Don't Miss in Newcastle (Australia)

Harbour Cruises: The commentary onboard Nova Cruises' harbour lunch cruise (2.5 hours) gives an excellent overview of Newcastle's changing foreshore, coal-loading operations and history of the port. It runs every Sunday, departing Honeysuckle Wharf at noon. Whale-watching cruises (2.5 to three hours) run three times a week from May to November and every day during NSW school holidays. (5 Honeysuckle Drive.)

Fort Scratchley: Built in 1882 on a hill overlooking the Hunter Valley Estuary, Fort Scratchley is the only coastal fort in Australia to return fire at an enemy vessel during a time of war. Guides lead 45-minute tours through the labyrinthine tunnels and recount the history of the site and how it was operated over the years. A gun is fired every day at 1pm, in time-honoured maritime tradition, and it's also fired when cruise ships leave the harbour. Some cruise ship captains have been invited to have a go themselves when they visit the fort. Admission to Fort Scratchley is free and visitors can take a self-guided tour around the barracks and above-ground defense structures. A self-guided tour brochure is available from the Artillery Store (shop). Tunnel tours cost AU$16 for adults, AU$8 for children under 14 and AU$38 for a family of four. Concession price is $9. (Nobbys Road. Open six days a week, 10am to 4pm, with the first tour at 10am and the last departing at 2.30pm.)

VRXP: A virtual reality studio is one of the newest and most mind-blowing things to do in Newcastle. Suitable for all ages, the high-end VR experience is easy and fun. Just put on the headset to explore under the ocean, create 3D art, shoot aliens or enter many other types of immersive worlds. Pick up the controllers, walk around and interact within the room, while playing your favourite music in your headphones. Staff will help you use the equipment and guide you through each step. Sessions cost $30 for half an hour and $50 for an hour, charged per space, rather than per person. A single space can be shared by up to four people. (20 Watt St, Newcastle; 02 4023 3226)

Newcastle Art Gallery: Culture vultures keen to find out more about Australian and indigenous art should head to the Newcastle Art Gallery, which houses more than 5,000 works of Australian drawings, paintings and prints from colonial times to the present day. There's also a collection of indigenous bark paintings and 20th-century Japanese and Australian ceramics, and regular visiting exhibitions. The gallery is close to the Darby Street caf? and shopping precinct. (Laman Street. Open 10am to 5pm Tuesday to Sunday, admission free.)

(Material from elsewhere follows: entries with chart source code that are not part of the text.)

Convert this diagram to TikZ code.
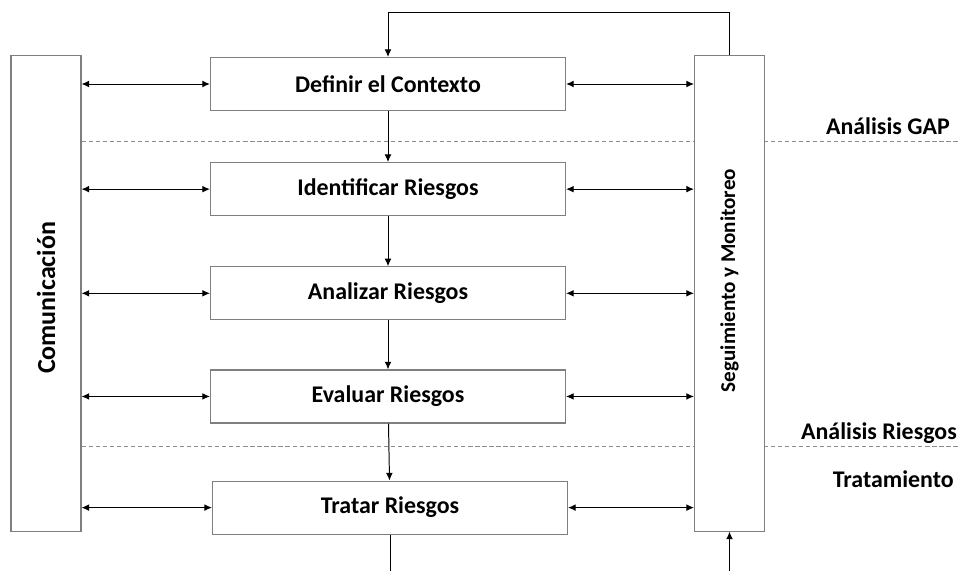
\documentclass[tikz,border=0pt]{standalone}
\usepackage{fontspec}
\setmainfont{Carlito}
\usetikzlibrary{arrows.meta,positioning,backgrounds}
\definecolor{boxGray}{HTML}{7F7F7F}
\definecolor{sepGray}{HTML}{8C8C8C}

\begin{document}
\begin{tikzpicture}[x=0.025cm, y=-0.025cm, node distance=1.25cm,
    every node/.style={font=\bfseries\fontsize{17}{20}\selectfont},
    stepbox/.style={draw=boxGray, line width=0.8pt, fill=white, minimum width=8.875cm, minimum height=1.325cm},
    sidebar/.style={draw=boxGray, line width=0.8pt, fill=white, minimum width=11.875cm, minimum height=1.75cm, rotate=90},
    flow/.style={-{Latex[length=1.9mm,width=1.7mm]}, line width=0.7pt},
    both/.style={{Latex[length=1.9mm,width=1.7mm]}-{Latex[length=1.9mm,width=1.7mm]}, line width=0.7pt},
    sepline/.style={sepGray, dashed, dash pattern=on 3pt off 2pt, line width=0.6pt}]
    \useasboundingbox (0,0) rectangle (959,571);

    % side bars
    \node[sidebar, font=\bfseries\fontsize{18.5}{22}\selectfont] (com) at (46,293.5) {Comunicación\hspace*{0.22cm}};
    \node[sidebar, font=\bfseries\fontsize{15}{18}\selectfont] (seg) at (729.5,293.5) {\hspace*{0.65cm}Seguimiento y Monitoreo};

    % process steps
    \node[stepbox] (ctx) at (388,84) {Definir el Contexto};
    \node[stepbox, below=1.275cm of ctx] (ident) {Identificar Riesgos};
    \node[stepbox, below=of ident] (anal) {Analizar Riesgos};
    \node[stepbox, below=1.225cm of anal] (eval) {Evaluar Riesgos};
    \node[stepbox, below=1.425cm of eval, xshift=0.05cm] (treat) {Tratar Riesgos};

    \foreach \a/\b in {ctx/ident,ident/anal,anal/eval,eval/treat}
      \draw[flow] (\a) -- (\b);
    \foreach \n in {ctx,ident,anal,eval,treat} {
      \draw[both] (com.south |- \n) -- (\n.west);
      \draw[both] (\n.east) -- (seg.north |- \n);
    }

    % feedback loop
    \draw[flow] (seg.east) -- ++(0,-43) -| (ctx.north);
    \coordinate (bottomL) at (treat.south |- 0,571);
    \coordinate (bottomR) at (seg.west |- 0,571);
    \draw[line width=0.7pt] (treat.south) -- (bottomL);
    \draw[flow] (bottomR) -- (seg.west);

    % phases
    \coordinate (gapsep) at (0,141);
    \coordinate (risksep) at (0,446);
    \begin{scope}[on background layer]
      \draw[sepline] (com.south |- gapsep) -- (959,141);
      \draw[sepline] (com.south |- risksep) -- (959,446);
    \end{scope}
    \node[anchor=base east, inner sep=0pt] (gap) at (950,135) {Análisis GAP};
    \node[anchor=base east, inner sep=0pt] (risk) at (957,439) {Análisis Riesgos};
    \node[anchor=base east, inner sep=0pt] (tre) at (954,487) {Tratamiento};
  \end{tikzpicture}
\end{document}
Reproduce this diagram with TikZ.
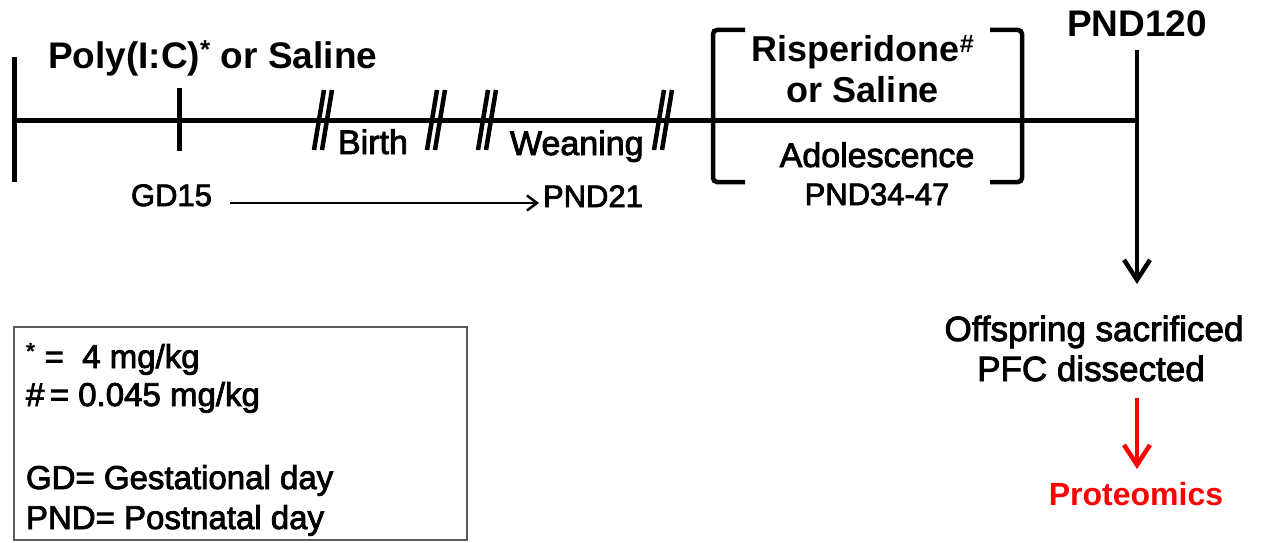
\documentclass[tikz,border=0pt]{standalone}
\usepackage{fontspec}
\setmainfont{Liberation Sans}
\newfontfamily\medfont{Liberation Sans}[RawFeature={embolden=2.5}]
\usetikzlibrary{arrows.meta}
\newcommand\fsz[1]{\fontsize{#1}{#1}\selectfont}
\definecolor{legendgray}{RGB}{90,90,90}
\begin{document}
\begin{tikzpicture}[x=1pt,y=-1pt,
  txt/.style={inner sep=0pt, outer sep=0pt},
  hd/.style={txt, font=\fsz{36}\bfseries},
  rgA/.style={txt, font=\fsz{34}\medfont},
  rgB/.style={txt, font=\fsz{31}\medfont},
  rgC/.style={txt, font=\fsz{35}\medfont},
  lg/.style={txt, font=\fsz{33}\medfont, anchor=base west},
  axis/.style={line width=5pt},
  slash/.style={line width=4.5pt},
  brk/.style={line width=4.5pt, rounded corners=4pt},
  thinarrow/.style={line width=2.5pt, -{Straight Barb[length=10pt,width=15pt,line width=2.5pt]}},
  bigarrow/.style={line width=4.5pt, -{Straight Barb[length=20pt,width=26pt,line width=4.5pt]}},
  redarrow/.style={bigarrow, draw=red}]
\useasboundingbox (0,0) rectangle (1263,543);

% main timeline
\coordinate (m0) at (14,120);
\coordinate (m1) at (1137,120);
\draw[axis] (m0) -- (m1);
\coordinate (t0a) at (14,57);
\coordinate (t0b) at (14,182);
\draw[axis] (t0a) -- (t0b);
\coordinate (t1a) at (179,88);
\coordinate (t1b) at (179,151);
\draw[axis] (t1a) -- (t1b);

% break marks
\foreach \bx in {323,436,487,663}{
  \draw[slash] (\bx-9,150) -- (\bx+1,90);
  \draw[slash] (\bx-1,150) -- (\bx+9,90);
}

% labels on the left part
\node[hd, font=\fsz{37}\bfseries, anchor=base west] (poly) at (48,68) {Poly(I:C)\textsuperscript{*} or Saline};
\node[rgA, anchor=base west] (birth) at (338,154) {Birth};
\node[rgA, anchor=base west] (wean) at (510,155) {Weaning};
\node[rgB, anchor=base west] (gd) at (131,206) {GD15};
\node[rgB, anchor=base west] (pnd21) at (543,207) {PND21};
\coordinate (g1) at (230,203);
\coordinate (g2) at (539,203);
\draw[thinarrow] (g1) -- (g2);

% bracket with treatment
\draw[brk] (745,30) -- (713,30) -- (713,182) -- (745,182);
\draw[brk] (990,30) -- (1022,30) -- (1022,182) -- (990,182);
\node[hd, anchor=base] (risp) at (863,62) {Risperidone\textsuperscript{\#}};
\node[hd, anchor=base] (orsal) at (863,102) {or Saline};
\node[rgA, anchor=base] (adol) at (877,167) {Adolescence};
\node[rgB, anchor=base] (pnd3447) at (877,205) {PND34-47};

% end point
\node[hd, font=\fsz{37}\bfseries, anchor=base] (p120) at (1137,37) {PND120};
\coordinate (v0) at (1137,50);
\coordinate (v1) at (1137,284);
\draw[bigarrow] (v0) -- (v1);
\node[rgC, anchor=base] (off) at (1094,341) {Offspring sacrificed};
\node[rgC, anchor=base] (pfc) at (1091,381) {PFC dissected};
\coordinate (r0) at (1137,398);
\coordinate (r1) at (1137,469);
\draw[redarrow] (r0) -- (r1);
\node[txt, font=\fsz{32}\bfseries, text=red, anchor=base] (prot) at (1136,505) {Proteomics};

% legend
\draw[draw=legendgray, line width=1.5pt] (14,327) rectangle (467,540);
\node[lg] (l1) at (26,368) {\textsuperscript{*} =\ \ 4 mg/kg};
\node[lg] (l2) at (26,406) {\#\,= 0.045 mg/kg};
\node[lg] (l3) at (26,489) {GD= Gestational day};
\node[lg] (l4) at (26,529) {PND= Postnatal day};
\end{tikzpicture}
\end{document}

Dolphin Cruise: A 1.5-hour Moonshadow dolphin cruise is a relaxing way to explore the stunning inland waterway of Port Stephens. The boats depart daily at 10.30am and 1.30pm from Nelson Bay, which is about an hour's drive from central Newcastle. Kids of all ages love the huge boom nets, but if you don't want to get wet while looking for the resident bottlenose dolphins, the boats have triple 360-degree viewing decks.

ATV Rides: Thrill-seekers will enjoy riding quad bikes on Stockton Bight Sand Dunes, the largest in the Southern Hemisphere. Sand Dune Adventures offers a choice of adventure rides, all led by experienced guides: quad biking (one- or two-hour tours), Aboriginal Culture Tours, sand-boarding and quad biking (1.5 hours) and Hummer Tours (1.5 and 2.5 hours). Safety gear supplied. (Murrook Cultural Centre, Nelson Bay Road, Williamtown; 02 4033 8808. Book as a ship's tour, or book directly with the operator well in advance.)